start Supplied data
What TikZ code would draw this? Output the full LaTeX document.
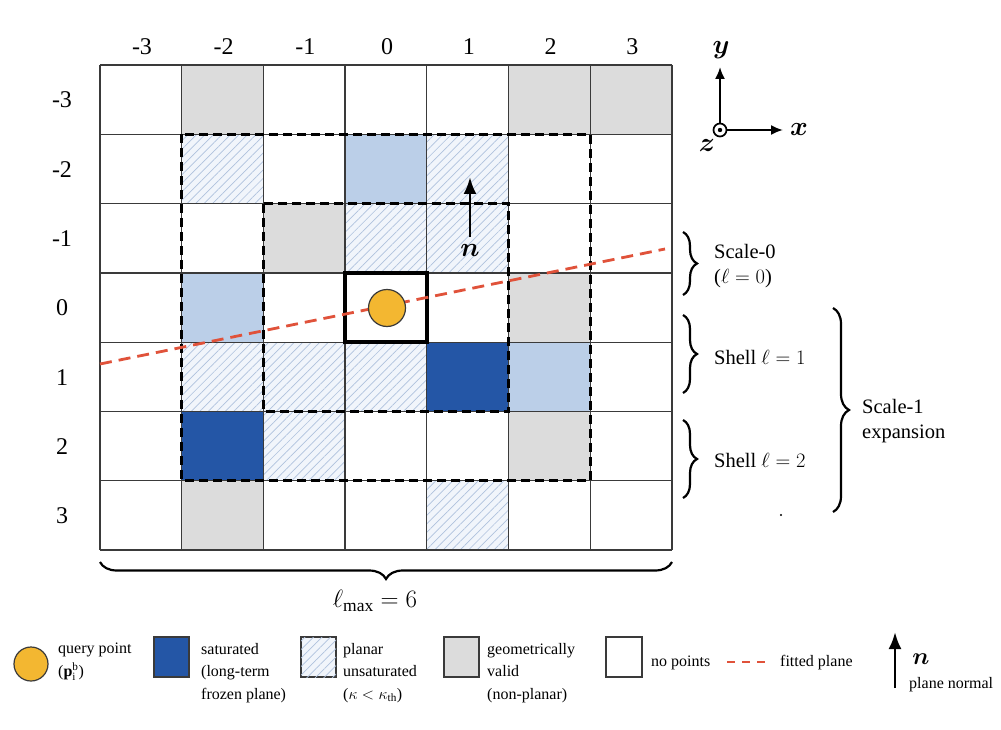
\documentclass[tikz,border=0pt]{standalone}
\usepackage{fix-cm}
\usepackage{amsmath,amssymb}
\usepackage{fontspec}
\setmainfont{Liberation Serif}
\usetikzlibrary{arrows.meta,patterns.meta,decorations.pathreplacing}
\definecolor{validc}{HTML}{DCDCDC}
\definecolor{lightc}{HTML}{BBCFE8}
\definecolor{satc}{HTML}{2456A6}
\definecolor{hatchbg}{HTML}{F1F5FB}
\definecolor{hatchln}{HTML}{AFC2DD}
\definecolor{queryc}{HTML}{F3B731}
\definecolor{fitc}{HTML}{E0523A}
\definecolor{gridc}{HTML}{3A3A3A}
\tikzset{
  hatched/.style={fill=hatchbg, postaction={pattern={Lines[angle=45,distance=6pt,line width=0.7pt]}, pattern color=hatchln}},
  gridline/.style={draw=gridc, line width=1.3pt},
  dashbox/.style={draw=black, line width=2.8pt, dash pattern=on 9pt off 5pt},
  fitline/.style={draw=fitc, line width=2.8pt, dash pattern=on 12pt off 7pt},
  bigtxt/.style={font=\fontsize{24}{28}\selectfont},
  boldtxt/.style={font=\fontsize{27}{30}\selectfont},
  rtxt/.style={font=\fontsize{20.5}{25}\selectfont, align=left, anchor=west, inner sep=0pt},
  legtxt/.style={font=\fontsize{16}{22.5}\selectfont, align=left, anchor=west, inner sep=0pt},
  bracestyle/.style={draw=black, line width=2.2pt, decorate},
  queryball/.style={circle, fill=queryc, draw=gridc, line width=1.2pt, inner sep=0pt},
  arr/.style={-{Latex[length=17pt,width=13pt]}, line width=2.8pt},
  sarr/.style={-{Latex[length=12pt,width=10pt]}, line width=1.9pt},
  legbox/.style={draw=gridc, line width=1.2pt}
}
\begin{document}
\begin{tikzpicture}[x=1pt,y=-1pt]
\useasboundingbox (0,0) rectangle (1001,730);
\fill[white] (0,0) rectangle (1001,730);
% ---------------- grid
\begin{scope}[xshift=100pt,yshift=-65pt,x=81.71pt,y=-69.29pt]
  \foreach \i/\j in {1/0,5/0,6/0,2/2,5/3,5/5,1/6} \fill[validc] (\i,\j) rectangle ++(1,1);
  \foreach \i/\j in {3/1,1/3,5/4} \fill[lightc] (\i,\j) rectangle ++(1,1);
  \foreach \i/\j in {4/4,1/5} \fill[satc] (\i,\j) rectangle ++(1,1);
  \foreach \i/\j in {1/1,4/1,3/2,4/2,1/4,2/4,3/4,2/5,4/6} \path[hatched] (\i,\j) rectangle ++(1,1);
  \foreach \k in {0,...,7} {
    \draw[gridline] (\k,0) -- (\k,7);
    \draw[gridline] (0,\k) -- (7,\k);
  }
  \draw[dashbox] (1,1) rectangle (6,6);
  \draw[dashbox] (2,2) rectangle (5,5);
  \draw[line width=3.8pt] (3,3) rectangle (4,4);
\end{scope}
% ---------------- labels of columns and rows
\foreach \k [count=\c from 0] in {-3,-2,-1,0,1,2,3} {
  \node[bigtxt] (col\c) at ({142+\c*81.71},47) {\k};
  \node[bigtxt] (row\c) at (62,{100+\c*69.29}) {\k};
}
% ---------------- fitted plane and query point
\coordinate (pl) at (100,364);
\coordinate (pr) at (665,249);
\draw[fitline] (pl) -- (pr);
\node[queryball, minimum size=37pt] (q) at (387,308) {};
% ---------------- normal
\coordinate (nb) at (470,237);
\coordinate (nt) at (470,177);
\draw[arr] (nb) -- (nt);
\node[boldtxt] (nlab) at (470,250) {$\boldsymbol{n}$};
% ---------------- axes
\node[circle, draw=black, line width=1.7pt, minimum size=13pt, inner sep=0pt] (o) at (720,130) {};
\fill (o.center) circle (2.2pt);
\coordinate (ay) at (720,67);
\coordinate (ax) at (783,130);
\draw[sarr] (o.north) -- (ay);
\draw[sarr] (o.east) -- (ax);
\node[boldtxt] (ylab) at (721,50) {$\boldsymbol{y}$};
\node[boldtxt] (xlab) at (799,130) {$\boldsymbol{x}$};
\node[boldtxt] (zlab) at (707,146) {$\boldsymbol{z}$};
% ---------------- right braces
\coordinate (b0a) at (683,232); \coordinate (b0b) at (683,295);
\coordinate (b1a) at (683,315); \coordinate (b1b) at (683,393);
\coordinate (b2a) at (683,420); \coordinate (b2b) at (683,498);
\coordinate (b3a) at (833,308); \coordinate (b3b) at (833,512);
\draw[bracestyle, decoration={brace, amplitude=14pt}] (b0a) -- (b0b);
\draw[bracestyle, decoration={brace, amplitude=14pt}] (b1a) -- (b1b);
\draw[bracestyle, decoration={brace, amplitude=14pt}] (b2a) -- (b2b);
\draw[bracestyle, decoration={brace, amplitude=16pt}] (b3a) -- (b3b);
\node[rtxt] (s0) at (714,266) {Scale-0\\($\ell = 0$)};
\node[rtxt] (s1) at (714,357) {Shell $\ell = 1$};
\node[rtxt] (s2) at (714,460) {Shell $\ell = 2$};
\node[rtxt] (s3) at (862,421) {Scale-1\\expansion};
\fill (781,515) circle (1.1pt);
% ---------------- bottom brace
\coordinate (bba) at (672,562); \coordinate (bbb) at (100,562);
\draw[bracestyle, decoration={brace, amplitude=17pt}] (bba) -- (bbb);
\node[font=\fontsize{25}{28}\selectfont] (lmax) at (375,601) {$\ell_{\max} = 6$};
% ---------------- legend
\node[queryball, minimum size=34pt] (lq) at (31,664) {};
\node[legtxt] (lqt) at (58,662) {query point\\($\mathbf{p}_{\mathrm{i}}^{\mathrm{b}}$)};
\path[legbox, fill=satc] (154,637) rectangle (189,677);
\node[legtxt] (lst) at (201,673) {saturated\\(long-term\\frozen plane)};
\path[legbox, hatched] (301,637) rectangle (336,677);
\node[legtxt] (lht) at (343,673) {planar\\unsaturated\\($\kappa < \kappa_{\mathrm{th}}$)};
\path[legbox, fill=validc] (444,637) rectangle (479,677);
\node[legtxt] (lgt) at (487,673) {geometrically\\valid\\(non-planar)};
\path[legbox, fill=white] (606,637) rectangle (642,677);
\node[legtxt] (lwt) at (651,663) {no points};
\coordinate (lfa) at (727,662); \coordinate (lfb) at (767,662);
\draw[fitline, dash pattern=on 8pt off 7pt] (lfa) -- (lfb);
\node[legtxt] (lft) at (780,663) {fitted plane};
\coordinate (lna) at (895,688); \coordinate (lnb) at (895,632);
\draw[arr] (lna) -- (lnb);
\node[font=\fontsize{24}{28}\selectfont] (lnn) at (921,659) {$\boldsymbol{n}$};
\node[legtxt] (lnt) at (909,685) {plane normal};
\end{tikzpicture}
\end{document}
end Supplied data
- Requirements
Reproduce each line exactly as it appears, omitting the pictures.

- Task output
What TikZ code would draw this? Output the full LaTeX document.
\documentclass[tikz,border=0pt]{standalone}
\usepackage{fix-cm}
\usepackage{amsmath,amssymb}
\usepackage{fontspec}
\setmainfont{Liberation Serif}
\usetikzlibrary{arrows.meta,patterns.meta,decorations.pathreplacing}
\definecolor{validc}{HTML}{DCDCDC}
\definecolor{lightc}{HTML}{BBCFE8}
\definecolor{satc}{HTML}{2456A6}
\definecolor{hatchbg}{HTML}{F1F5FB}
\definecolor{hatchln}{HTML}{AFC2DD}
\definecolor{queryc}{HTML}{F3B731}
\definecolor{fitc}{HTML}{E0523A}
\definecolor{gridc}{HTML}{3A3A3A}
\tikzset{
  hatched/.style={fill=hatchbg, postaction={pattern={Lines[angle=45,distance=6pt,line width=0.7pt]}, pattern color=hatchln}},
  gridline/.style={draw=gridc, line width=1.3pt},
  dashbox/.style={draw=black, line width=2.8pt, dash pattern=on 9pt off 5pt},
  fitline/.style={draw=fitc, line width=2.8pt, dash pattern=on 12pt off 7pt},
  bigtxt/.style={font=\fontsize{24}{28}\selectfont},
  boldtxt/.style={font=\fontsize{27}{30}\selectfont},
  rtxt/.style={font=\fontsize{20.5}{25}\selectfont, align=left, anchor=west, inner sep=0pt},
  legtxt/.style={font=\fontsize{16}{22.5}\selectfont, align=left, anchor=west, inner sep=0pt},
  bracestyle/.style={draw=black, line width=2.2pt, decorate},
  queryball/.style={circle, fill=queryc, draw=gridc, line width=1.2pt, inner sep=0pt},
  arr/.style={-{Latex[length=17pt,width=13pt]}, line width=2.8pt},
  sarr/.style={-{Latex[length=12pt,width=10pt]}, line width=1.9pt},
  legbox/.style={draw=gridc, line width=1.2pt}
}
\begin{document}
\begin{tikzpicture}[x=1pt,y=-1pt]
\useasboundingbox (0,0) rectangle (1001,730);
\fill[white] (0,0) rectangle (1001,730);
% ---------------- grid
\begin{scope}[xshift=100pt,yshift=-65pt,x=81.71pt,y=-69.29pt]
  \foreach \i/\j in {1/0,5/0,6/0,2/2,5/3,5/5,1/6} \fill[validc] (\i,\j) rectangle ++(1,1);
  \foreach \i/\j in {3/1,1/3,5/4} \fill[lightc] (\i,\j) rectangle ++(1,1);
  \foreach \i/\j in {4/4,1/5} \fill[satc] (\i,\j) rectangle ++(1,1);
  \foreach \i/\j in {1/1,4/1,3/2,4/2,1/4,2/4,3/4,2/5,4/6} \path[hatched] (\i,\j) rectangle ++(1,1);
  \foreach \k in {0,...,7} {
    \draw[gridline] (\k,0) -- (\k,7);
    \draw[gridline] (0,\k) -- (7,\k);
  }
  \draw[dashbox] (1,1) rectangle (6,6);
  \draw[dashbox] (2,2) rectangle (5,5);
  \draw[line width=3.8pt] (3,3) rectangle (4,4);
\end{scope}
% ---------------- labels of columns and rows
\foreach \k [count=\c from 0] in {-3,-2,-1,0,1,2,3} {
  \node[bigtxt] (col\c) at ({142+\c*81.71},47) {\k};
  \node[bigtxt] (row\c) at (62,{100+\c*69.29}) {\k};
}
% ---------------- fitted plane and query point
\coordinate (pl) at (100,364);
\coordinate (pr) at (665,249);
\draw[fitline] (pl) -- (pr);
\node[queryball, minimum size=37pt] (q) at (387,308) {};
% ---------------- normal
\coordinate (nb) at (470,237);
\coordinate (nt) at (470,177);
\draw[arr] (nb) -- (nt);
\node[boldtxt] (nlab) at (470,250) {$\boldsymbol{n}$};
% ---------------- axes
\node[circle, draw=black, line width=1.7pt, minimum size=13pt, inner sep=0pt] (o) at (720,130) {};
\fill (o.center) circle (2.2pt);
\coordinate (ay) at (720,67);
\coordinate (ax) at (783,130);
\draw[sarr] (o.north) -- (ay);
\draw[sarr] (o.east) -- (ax);
\node[boldtxt] (ylab) at (721,50) {$\boldsymbol{y}$};
\node[boldtxt] (xlab) at (799,130) {$\boldsymbol{x}$};
\node[boldtxt] (zlab) at (707,146) {$\boldsymbol{z}$};
% ---------------- right braces
\coordinate (b0a) at (683,232); \coordinate (b0b) at (683,295);
\coordinate (b1a) at (683,315); \coordinate (b1b) at (683,393);
\coordinate (b2a) at (683,420); \coordinate (b2b) at (683,498);
\coordinate (b3a) at (833,308); \coordinate (b3b) at (833,512);
\draw[bracestyle, decoration={brace, amplitude=14pt}] (b0a) -- (b0b);
\draw[bracestyle, decoration={brace, amplitude=14pt}] (b1a) -- (b1b);
\draw[bracestyle, decoration={brace, amplitude=14pt}] (b2a) -- (b2b);
\draw[bracestyle, decoration={brace, amplitude=16pt}] (b3a) -- (b3b);
\node[rtxt] (s0) at (714,266) {Scale-0\\($\ell = 0$)};
\node[rtxt] (s1) at (714,357) {Shell $\ell = 1$};
\node[rtxt] (s2) at (714,460) {Shell $\ell = 2$};
\node[rtxt] (s3) at (862,421) {Scale-1\\expansion};
\fill (781,515) circle (1.1pt);
% ---------------- bottom brace
\coordinate (bba) at (672,562); \coordinate (bbb) at (100,562);
\draw[bracestyle, decoration={brace, amplitude=17pt}] (bba) -- (bbb);
\node[font=\fontsize{25}{28}\selectfont] (lmax) at (375,601) {$\ell_{\max} = 6$};
% ---------------- legend
\node[queryball, minimum size=34pt] (lq) at (31,664) {};
\node[legtxt] (lqt) at (58,662) {query point\\($\mathbf{p}_{\mathrm{i}}^{\mathrm{b}}$)};
\path[legbox, fill=satc] (154,637) rectangle (189,677);
\node[legtxt] (lst) at (201,673) {saturated\\(long-term\\frozen plane)};
\path[legbox, hatched] (301,637) rectangle (336,677);
\node[legtxt] (lht) at (343,673) {planar\\unsaturated\\($\kappa < \kappa_{\mathrm{th}}$)};
\path[legbox, fill=validc] (444,637) rectangle (479,677);
\node[legtxt] (lgt) at (487,673) {geometrically\\valid\\(non-planar)};
\path[legbox, fill=white] (606,637) rectangle (642,677);
\node[legtxt] (lwt) at (651,663) {no points};
\coordinate (lfa) at (727,662); \coordinate (lfb) at (767,662);
\draw[fitline, dash pattern=on 8pt off 7pt] (lfa) -- (lfb);
\node[legtxt] (lft) at (780,663) {fitted plane};
\coordinate (lna) at (895,688); \coordinate (lnb) at (895,632);
\draw[arr] (lna) -- (lnb);
\node[font=\fontsize{24}{28}\selectfont] (lnn) at (921,659) {$\boldsymbol{n}$};
\node[legtxt] (lnt) at (909,685) {plane normal};
\end{tikzpicture}
\end{document}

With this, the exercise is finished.